Echinacea gains new legitimacy

For many years, scientists have debated whether or not echinacea helps banish colds; some studies have suggested a benefit while others have not. Now, a large meta-analysis suggests that the popular herbal remedy really does decrease the incidence and duration of the common cold.

Researchers at the University of Connecticut School of Pharmacy in Storrs examined 14 randomized, controlled clinical trials involving more than 1,300 patients followed for echinacea’s effect on preventing colds and more than 1,600 patients followed for echinacea’s effect on limiting the duration of colds.

The investigators found that the herb decreased a person’s odds of developing a common cold by 58% and reduced the duration of colds by 1.4 days. Moreover, echinacea reduced a person’s chances of catching a cold whether it was taken alone or in combination with other supplements, such as vitamin C, lemongrass, and eucalyptus, among others.
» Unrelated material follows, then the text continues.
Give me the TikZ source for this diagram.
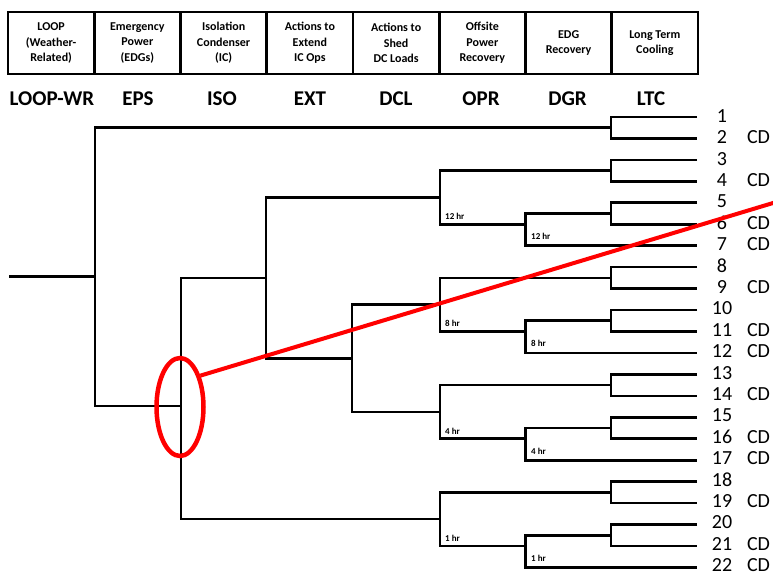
\documentclass[tikz,border=0pt]{standalone}
\usepackage{fontspec}
\setmainfont{Carlito}
\usetikzlibrary{shapes.geometric}
\begin{document}
\begin{tikzpicture}[x=1bp,y=-1bp,
  br/.style={line width=2.6bp, black},
  cell/.style={draw, line width=2.6bp, minimum width=86.25bp, minimum height=62bp, inner sep=0pt, align=center, font=\fontsize{12bp}{15.5bp}\selectfont\bfseries},
  collab/.style={inner sep=0pt, font=\fontsize{21bp}{25bp}\selectfont\bfseries},
  leafnum/.style={inner sep=0pt, font=\fontsize{20bp}{24bp}\selectfont},
  cdlab/.style={inner sep=0pt, font=\fontsize{20bp}{24bp}\selectfont},
  hrlab/.style={inner sep=0pt, anchor=base west, font=\fontsize{9bp}{10bp}\selectfont\bfseries},
  redmark/.style={draw=red, line width=4.5bp}]
\useasboundingbox (0,0) rectangle (773,574);
% header cells
\node[cell] (c1) at (51.125,43) {LOOP\\(Weather-\\Related)};
\node[cell] (c2) at (137.375,43) {Emergency\\Power\\(EDGs)};
\node[cell] (c3) at (223.625,43) {Isolation\\Condenser\\(IC)};
\node[cell] (c4) at (309.875,43) {Actions to\\Extend\\IC Ops};
\node[cell] (c5) at (396.125,43) {Actions to\\Shed\\DC Loads};
\node[cell] (c6) at (482.375,43) {Offsite\\Power\\Recovery};
\node[cell] (c7) at (568.625,43) {EDG\\Recovery};
\node[cell] (c8) at (654.875,43) {Long Term\\Cooling};
% column labels
\node[collab] (k1) at (52,99) {LOOP-WR};
\node[collab] (k2) at (138,99) {EPS};
\node[collab] (k3) at (222,99) {ISO};
\node[collab] (k4) at (310,99) {EXT};
\node[collab] (k5) at (396,99) {DCL};
\node[collab] (k6) at (481,99) {OPR};
\node[collab] (k7) at (567.5,99) {DGR};
\node[collab] (k8) at (651,99) {LTC};
% leaves
\foreach \i in {1,...,22} {
  \coordinate (L\i) at (697,{117+(\i-1)*21.45});
  \node[leafnum] (n\i) at (722,{115.8+(\i-1)*21.4}) {\i};
}
\foreach \i in {2,4,6,7,9,11,12,14,16,17,19,21,22} {
  \node[cdlab] (cd\i) at (758.5,{115.8+(\i-1)*21.4}) {CD};
}
% LTC junctions
\coordinate (T12) at (611,127.725);
\coordinate (T34) at (611,170.625);
\coordinate (T56) at (611,213.525);
\coordinate (T89) at (611,277.875);
\coordinate (T1011) at (611,320.775);
\coordinate (T1314) at (611,385.125);
\coordinate (T1516) at (611,428.025);
\coordinate (T1819) at (611,492.375);
\coordinate (T2021) at (611,535.275);
% DGR junctions
\coordinate (DA) at (525.5,224.25);
\coordinate (DB) at (525.5,331.5);
\coordinate (DC) at (525.5,438.75);
\coordinate (DD) at (525.5,546);
% OPR junctions
\coordinate (OA) at (440,197.44);
\coordinate (OB) at (440,304.69);
\coordinate (OC) at (440,411.94);
\coordinate (OD) at (440,519.19);
% earlier junctions
\coordinate (DCLj) at (352,358.31);
\coordinate (EXTj) at (266,277.875);
\coordinate (ISOj) at (181,406);
\coordinate (EPSj) at (95,276.5);
\coordinate (root) at (9,276.5);
% LTC brackets
\draw[br] (L1) -| (T12) |- (L2);
\draw[br] (L3) -| (T34) |- (L4);
\draw[br] (L5) -| (T56) |- (L6);
\draw[br] (L8) -| (T89) |- (L9);
\draw[br] (L10) -| (T1011) |- (L11);
\draw[br] (L13) -| (T1314) |- (L14);
\draw[br] (L15) -| (T1516) |- (L16);
\draw[br] (L18) -| (T1819) |- (L19);
\draw[br] (L20) -| (T2021) |- (L21);
% DGR brackets
\draw[br] (T56) -| (DA) |- (L7);
\draw[br] (T1011) -| (DB) |- (L12);
\draw[br] (T1516) -| (DC) |- (L17);
\draw[br] (T2021) -| (DD) |- (L22);
% OPR brackets
\draw[br] (T34) -| (OA) |- (DA);
\draw[br] (T89) -| (OB) |- (DB);
\draw[br] (T1314) -| (OC) |- (DC);
\draw[br] (T1819) -| (OD) |- (DD);
% DCL, EXT, ISO, EPS
\draw[br] (OB) -| (DCLj) |- (OC);
\draw[br] (OA) -| (EXTj) |- (DCLj);
\draw[br] (EXTj) -| (ISOj) |- (OD);
\draw[br] (T12) -| (EPSj) |- (ISOj);
\draw[br] (root) -- (EPSj);
% time labels
\node[hrlab] (tA1) at (445,219.5) {12 hr};
\node[hrlab] (tA2) at (531,239.5) {12 hr};
\node[hrlab] (tB1) at (445,326.5) {8 hr};
\node[hrlab] (tB2) at (531,346.5) {8 hr};
\node[hrlab] (tC1) at (445,434) {4 hr};
\node[hrlab] (tC2) at (531,454) {4 hr};
\node[hrlab] (tD1) at (445,541) {1 hr};
\node[hrlab] (tD2) at (531,561) {1 hr};
% red highlight
\node[redmark, ellipse, minimum width=47bp, minimum height=98bp, inner sep=0pt] (ring) at (180,407) {};
\coordinate (redend) at (780,200.9);
\draw[red, line width=4bp] (ring.57) -- (redend);
\end{tikzpicture}
\end{document}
According to lead author Craig I. Coleman, PharmD, there may be several reasons why other echinacea studies failed to show such benefits. “Other studies may not have been large enough. Also, there are 200 viral strains known to cause colds. Maybe echinacea doesn’t work well against some strains but works great against others.”

Dr. Coleman believes echinacea works by stimulating the immune system. He suggests people start taking it at the first sign of a cold and continue taking it until the cold is gone. “Get a product displaying the ‘USP verified’ mark,” he adds, “and follow package directions” (Lancet Infect Dis 2007; 7:473-480).